Due Date (3/10)
by Tony Medley
Run time 95 minutes.
Not for children.
This distasteful film by Todd
Philips, who scored big with the sleeper hit The Hangover,
indicates that he might be a one-hit wonder. While it contains sparkling
performances by Robert Downey, Jr. and Zach Galifianakis, the film goes
over the edge that The Hangover fortunately avoided.
It is, in short, idiotic. The
scenes created by Philips and Alan R. Cohen & Alan Freedland and Adam
Sztykiel & Todd Philips (too many writing credits, never a good sign)
defy credibility. With one absurdly contrived scene after another, one
eventually just rolls his eyes and hopes for a quick ending.
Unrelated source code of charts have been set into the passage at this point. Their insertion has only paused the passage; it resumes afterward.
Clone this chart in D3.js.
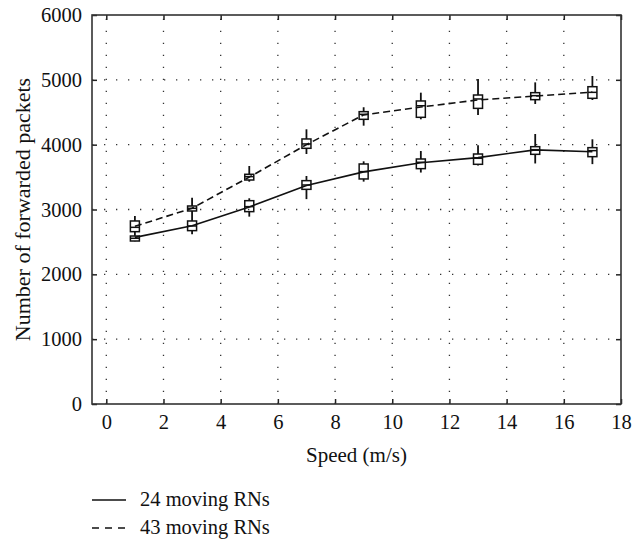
<!DOCTYPE html>
<html>
<head>
<meta charset="utf-8">
<script src="https://cdn.jsdelivr.net/npm/d3@7"></script>
<style>
  html, body { margin: 0; padding: 0; background: #fff; }
  svg { display: block; }
  text { font-family: "Liberation Serif", "DejaVu Serif", serif; fill: #111; }
</style>
</head>
<body>
<svg id="chart" width="633" height="542"></svg>
<script>
// ---- Data ----
const speeds = [1, 3, 5, 7, 9, 11, 13, 15, 17];
const seriesNames = ["24 moving RNs", "43 moving RNs"];
// line (mean) values
const mean24 = [2570, 2750, 3040, 3370, 3580, 3720, 3800, 3920, 3890];
const mean43 = [2740, 3020, 3500, 4000, 4460, 4580, 4690, 4750, 4810];
// box plot stats: whisker low, q1, median, q3, whisker high
const lo24  = [2510, 2620, 2890, 3160, 3430, 3570, 3680, 3710, 3700];
const q1_24 = [2514, 2674, 2967, 3311, 3471, 3630, 3697, 3851, 3815];
const md24  = [2556, 2746, 3044, 3378, 3584, 3728, 3790, 3923, 3908];
const q3_24 = [2591, 2823, 3136, 3445, 3702, 3779, 3856, 3969, 3954];
const hi24  = [2600, 2900, 3173, 3517, 3743, 3902, 3990, 4165, 4083];
const lo43  = [2600, 2900, 3429, 3856, 4293, 4391, 4458, 4627, 4689];
const q1_43 = [2658, 2977, 3455, 3944, 4391, 4422, 4560, 4694, 4715];
const md43  = [2725, 3018, 3507, 4011, 4468, 4600, 4705, 4756, 4807];
const q3_43 = [2823, 3054, 3543, 4088, 4509, 4674, 4766, 4802, 4894];
const hi43  = [2900, 3183, 3671, 4237, 4577, 4802, 5013, 4961, 5059];
const xTicks = [0, 2, 4, 6, 8, 10, 12, 14, 16, 18];
const yTicks = [0, 1000, 2000, 3000, 4000, 5000, 6000];
const xTitle = "Speed (m/s)";
const yTitle = "Number of forwarded packets";

// ---- Layout ----
const L = 92, R = 621, T = 15, B = 404;
const svg = d3.select("#chart");
const x = d3.scaleLinear().domain([-0.5, 18]).range([L, R]);
const y = d3.scaleLinear().domain([0, 6000]).range([B, T]);

// grid (dotted)
const grid = svg.append("g").attr("stroke", "#333").attr("stroke-width", 1.3)
  .attr("stroke-dasharray", "1.3,10.7");
grid.selectAll(".gx").data(xTicks.filter(d => d < 18)).join("line")
  .attr("x1", d => x(d)).attr("x2", d => x(d)).attr("y1", B).attr("y2", T);
grid.selectAll(".gy").data(yTicks.filter(d => d > 0 && d < 6000)).join("line")
  .attr("x1", L).attr("x2", R).attr("y1", d => y(d)).attr("y2", d => y(d));

// axes with inward ticks
const tickLen = 5;
const axB = svg.append("g").attr("transform", `translate(0,${B})`)
  .call(d3.axisBottom(x).tickValues(xTicks).tickSize(-tickLen).tickPadding(10).tickFormat(d3.format("d")));
const axT = svg.append("g").attr("transform", `translate(0,${T})`)
  .call(d3.axisTop(x).tickValues(xTicks).tickSize(-tickLen).tickFormat(""));
const axL = svg.append("g").attr("transform", `translate(${L},0)`)
  .call(d3.axisLeft(y).tickValues(yTicks).tickSize(-tickLen).tickPadding(10).tickFormat(d3.format("d")));
const axR = svg.append("g").attr("transform", `translate(${R},0)`)
  .call(d3.axisRight(y).tickValues(yTicks).tickSize(-tickLen).tickFormat(""));
[axB, axT, axL, axR].forEach(a => {
  a.select(".domain").remove();
  a.selectAll(".tick line").attr("stroke", "#222").attr("stroke-width", 1.5);
  a.selectAll("text").attr("font-size", 20.5).attr("fill", "#111")
    .style("font-family", '"Liberation Serif", serif');
});
axB.selectAll("text").attr("dy", "0.71em");

// frame
svg.append("rect").attr("x", L).attr("y", T).attr("width", R - L).attr("height", B - T)
  .attr("fill", "none").attr("stroke", "#333").attr("stroke-width", 1.6);

// lines
const line = d3.line().x((d, i) => x(speeds[i])).y(d => y(d));
svg.append("path").datum(mean24).attr("d", line).attr("fill", "none")
  .attr("stroke", "#111").attr("stroke-width", 1.6);
svg.append("path").datum(mean43).attr("d", line).attr("fill", "none")
  .attr("stroke", "#111").attr("stroke-width", 1.6).attr("stroke-dasharray", "7,4");

// box plots
function boxes(lo, q1, md, q3, hi) {
  const g = svg.append("g").attr("stroke", "#111").attr("fill", "none");
  const bw = 9;
  speeds.forEach((s, i) => {
    const cx = x(s);
    g.append("line").attr("x1", cx).attr("x2", cx).attr("y1", y(hi[i])).attr("y2", y(q3[i])).attr("stroke-width", 1.8);
    g.append("line").attr("x1", cx).attr("x2", cx).attr("y1", y(q1[i])).attr("y2", y(lo[i])).attr("stroke-width", 1.8);
    g.append("rect").attr("x", cx - bw / 2).attr("width", bw)
      .attr("y", y(q3[i])).attr("height", Math.max(1, y(q1[i]) - y(q3[i])))
      .attr("stroke-width", 1.5);
    g.append("line").attr("x1", cx - bw / 2).attr("x2", cx + bw / 2)
      .attr("y1", y(md[i])).attr("y2", y(md[i])).attr("stroke-width", 1.5);
  });
}
boxes(lo24, q1_24, md24, q3_24, hi24);
boxes(lo43, q1_43, md43, q3_43, hi43);

// axis titles
svg.append("text").attr("x", (L + R) / 2).attr("y", 462).attr("text-anchor", "middle")
  .attr("font-size", 21).text(xTitle);
svg.append("text").attr("transform", `translate(30,${(T + B) / 2}) rotate(-90)`)
  .attr("text-anchor", "middle").attr("font-size", 22).text(yTitle);

// legend
const leg = svg.append("g");
seriesNames.forEach((name, i) => {
  const ly = 500 + i * 28;
  leg.append("line").attr("x1", 92).attr("x2", 126).attr("y1", ly).attr("y2", ly)
    .attr("stroke", "#111").attr("stroke-width", 1.4)
    .attr("stroke-dasharray", i === 1 ? "7,6" : null);
  leg.append("text").attr("x", 140).attr("y", ly + 6).attr("font-size", 20.5).text(name);
});
</script>
</body>
</html>
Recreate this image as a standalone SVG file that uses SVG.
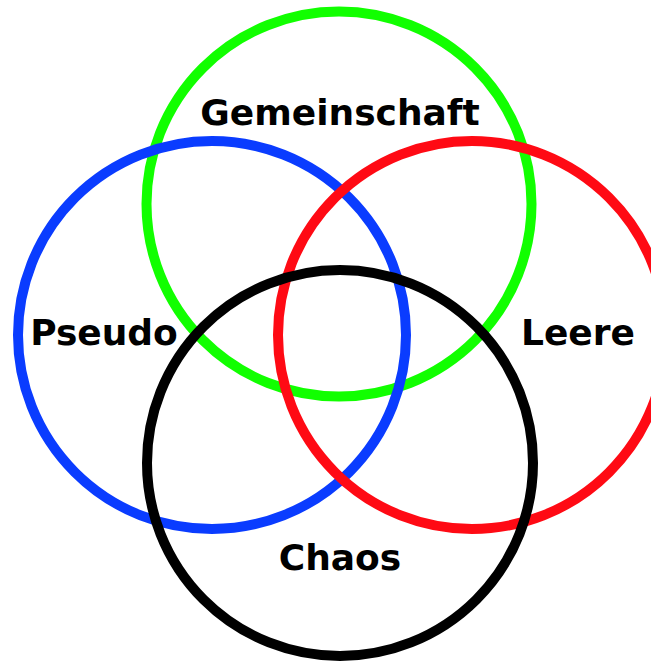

Philips throws in vomit and
masturbation to tweak the viewer. There is even a scene of a dog
masturbating. Vomit and masturbation are not funny; rather they
constitute a plea for laughs based on shock value when a writer and
director can’t create them with talent.
He also shows Downey, who is
racing to get home in time for his wife birthing their first child,
doubting her fidelity, thinking that she cheated on him with his best
friend, Jamie Foxx, egged on by Galifianakis. Rather than trusting his
wife, he believes Galifianakis, a stranger he barely knows, but a person
he does know to be unbalanced. Philips apparently thinks that this plot
point is a funny enough story line to keep it going throughout the film,
which should be enough by itself to keep one away from this film.
In perhaps the most absurd
scene of many, Philips has Downey and Galifianakis drive their car off a
freeway bridge, landing in the middle of another freeway 30 feet below
on its roof, a calamity that couldn’t avoid breaking both of their
necks. Not to worry, Galifianakis survives without a scratch and Downey
gets only a broken arm.
Speaking of Foxx, his
appearance barely qualifies as a cameo, and the same can be said of the
talented Michelle Monaghan, who plays Downey’s wife. It borders on fraud
to list these people as stars in the cast because if you blink at
certain points in the film, you risk missing them altogether.
I don’t really want to waste
any more time writing about this low class, preposterous film. It could
appeal to a certain segment of the viewing public, but most of them are
the fictional people one sees in beer commercials.